For my 2014 exhibition I SHOULD / I CANʼT, I gathered sentences that start with “I canʼt” from participants through an online form and took ownership of them by pairing each with its corresponding “I should.” These sentences, drawn directly onto the glass walls of the exhibition space, encouraged audiences to connect their internal doubts and conflicting impulses with the experiences of others.

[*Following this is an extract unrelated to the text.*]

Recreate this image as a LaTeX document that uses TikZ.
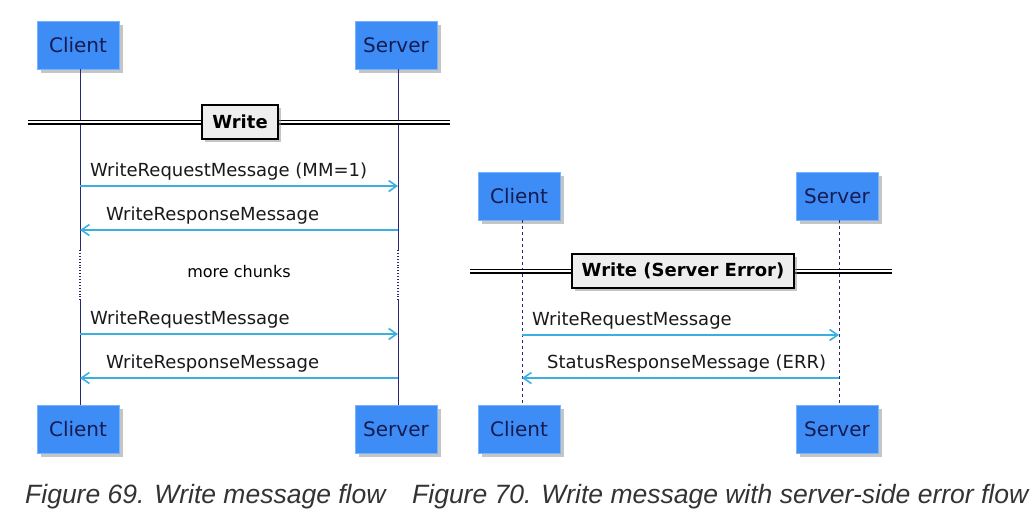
\documentclass[tikz,border=0pt]{standalone}
\usepackage{fontspec}
\setmainfont{DejaVu Sans}
\newfontfamily\capfont{Liberation Sans}
\usetikzlibrary{arrows.meta, shadows}

\definecolor{partfill}{RGB}{62,140,246}
\definecolor{partline}{RGB}{120,180,250}
\definecolor{parttext}{RGB}{22,28,80}
\definecolor{lifeline}{RGB}{40,40,120}
\definecolor{msgline}{RGB}{60,175,225}
\definecolor{divfill}{RGB}{238,238,238}

\tikzset{
    part/.style = {draw=partline, fill=partfill, text=parttext, minimum width=82pt, minimum height=48pt,
        font=\fontsize{20}{22}\selectfont, drop shadow={shadow xshift=4pt, shadow yshift=-4pt, fill=black!45}},
    divbox/.style = {draw=black, line width=1.8pt, fill=divfill, inner xsep=10pt, minimum height=34pt,
        font=\bfseries\fontsize{18}{20}\selectfont, drop shadow={shadow xshift=3pt, shadow yshift=-3pt, fill=black!45}},
    divline/.style = {draw=black, double=white, double distance=2.2pt, line width=1.4pt},
    life/.style = {draw=lifeline, line width=0.9pt},
    msg/.style = {draw=msgline, line width=1.1pt, -{Straight Barb[length=8pt, width=11pt, line width=1.6pt]}},
    lbl/.style = {text=black!90, inner sep=0pt, anchor=south west, font=\fontsize{18}{20}\selectfont},
    figcap/.style = {text=black!80, inner sep=0pt, anchor=base west, font=\capfont\itshape\fontsize{26.5}{30}\selectfont}
}

\begin{document}
\begin{tikzpicture}[x=1pt, y=-1pt]
    \useasboundingbox (0,0) rectangle (1036,520);

    % Write message flow:
    \node[part] (cltop) at (78,45) {Client};
    \node[part] (srvtop) at (396,45) {Server};
    \node[part] (clbot) at (78,429) {Client};
    \node[part] (srvbot) at (396,429) {Server};

    \coordinate (clgap1) at (80,250);
    \coordinate (clgap2) at (80,300);
    \coordinate (srvgap1) at (398,250);
    \coordinate (srvgap2) at (398,300);

    \draw[life] (cltop.south -| clgap1) -- (clgap1);
    \draw[life, dotted, line width=1.2pt] (clgap1) -- (clgap2);
    \draw[life] (clgap2) -- (clbot.north -| clgap2);
    \draw[life] (srvtop.south -| srvgap1) -- (srvgap1);
    \draw[life, dotted, line width=1.2pt] (srvgap1) -- (srvgap2);
    \draw[life] (srvgap2) -- (srvbot.north -| srvgap2);

    \coordinate (divl) at (28,122);
    \coordinate (divr) at (450,122);
    \draw[divline] (divl) -- (divr);
    \node[divbox] (write) at (240,122) {Write};

    \draw[msg] (clgap1 |- 0,186) -- (srvgap1 |- 0,186);
    \node[lbl] (req1) at (90,180) {WriteRequestMessage (MM=1)};
    \draw[msg] (srvgap1 |- 0,230) -- (clgap1 |- 0,230);
    \node[lbl] (resp1) at (106,224) {WriteResponseMessage};

    \node[font=\fontsize{16}{18}\selectfont] (chunks) at (239,272) {more chunks};

    \draw[msg] (clgap2 |- 0,334) -- (srvgap2 |- 0,334);
    \node[lbl] (req2) at (90,328) {WriteRequestMessage};
    \draw[msg] (srvgap2 |- 0,378) -- (clgap2 |- 0,378);
    \node[lbl] (resp2) at (106,372) {WriteResponseMessage};

    % Write message with server-side error flow:
    \node[part] (cltop2) at (519,196) {Client};
    \node[part] (srvtop2) at (837,196) {Server};
    \node[part] (clbot2) at (519,429) {Client};
    \node[part] (srvbot2) at (837,429) {Server};

    \draw[life, dashed] (cltop2.south -| 522,0) -- (clbot2.north -| 522,0);
    \draw[life, dashed] (srvtop2.south -| 839,0) -- (srvbot2.north -| 839,0);

    \coordinate (divl2) at (470,271);
    \coordinate (divr2) at (892,271);
    \draw[divline] (divl2) -- (divr2);
    \node[divbox] (writeerr) at (683,271) {Write (Server Error)};

    \draw[msg] (522,335) -- (839,335);
    \node[lbl] (req3) at (532,329) {WriteRequestMessage};
    \draw[msg] (839,378) -- (522,378);
    \node[lbl] (status) at (547,372) {StatusResponseMessage (ERR)};

    % Captions:
    \node[figcap] (fig69) at (25,503) {Figure 69. Write message flow};
    \node[figcap] (fig70) at (412,503) {Figure 70. Write message with server-side error flow};
\end{tikzpicture}
\end{document}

My work comes from my personal experience, particularly my experience of living with a disability. However, all people have experiences facing their limits and making difficult decisions about what they can or should do. I aim to both acknowledge how painful those experiences can be, and allow us to laugh at our struggles as a way of releasing some of that pain.
CV
EXHIBITIONS
2014
SHOULD / CAN’T (Solo exhibition), The Invisible Dog, Brooklyn, NY
The Art Button Show, Gallery Arts Guild, Millerton, NY
2013
DUEL (Solo exhibition), OUTLET Fine Art, Brooklyn, NY
Homeward Found, The Wassaic Project, Wassaic, NY
Pleasure Victim (Two-person exhibition), Rabbithole, Brooklyn, NY
Sukkah Salon, 88 Lexington Avenue, New York, NY
INK + IMAGE, OUTLET Fine Art in collaboration with The Center For Fiction, Brooklyn, NY
2012
She’s Crafty (in collaboration with Breanne Trammell), The New Museum Store, New York, NY
Peaces on Earth, Sardine, Brooklyn, NY
The Printed Page, The Weitz Center, Carleton College, Northfield, MN
Keep in Touch, Sunset Surf Club, Brooklyn, NY
Everything is Index, The Invisible Dog, Brooklyn, NY
Groundline, Grit N’ Glory, New York, NY
Recession Art at CULTUREfix Storefront, New York, NY
2011
Wunderkammer, Carleton College, Northfield, MN
2010
Place Portfolio Exchange, Mid America Print Conference, University of Minnesota, Minneapolis, MN
International Mail Art Exhibition, Armory Center for the Arts, Pasadena, CA
Printmakers and Prodigy, University of Texas of the Permian Basin, Odessa, TX
AWARDS / RESIDENCIES / SPEAKING
2014
Studio visit/Guest speaker, University of Massachusetts Amherst Professional Outreach Program
Co-presenter, “The Shift,” Open Engagement, Queens Museum, Queens, NY
2013 Guest Juror, Summer Exhibition, The Wassaic Project, Wassaic, NY
Selected artist, Short list curated by Christina Vassallo, BRIC Artist Registry, Brooklyn, NY
2012
Studio visit/Guest speaker, University of Massachusetts Amherst Professional Outreach Program
Resident, The Wassaic Project, Wassaic, NY
Selected artist, Artist Welcoming Committee, New York, NY
Selected artist, Short list curated by Kris Nuzzi, BRIC Artist Registry, Brooklyn, NY
2011
Recipient, The Sigrid and Erling Larsen Award in the Creative and Performing Arts
2010
Recipient, Carleton Toni Award in the Arts
Recipient, Ursula Hemingway Memorial Award for excellence in studio art
PRESS / PUBLICATIONS
2014
Art Practical, 4/3/14, On Laboring for Love
DailyServing.com, 4/18/14, On Laboring for Love (Re-published from Art Practical)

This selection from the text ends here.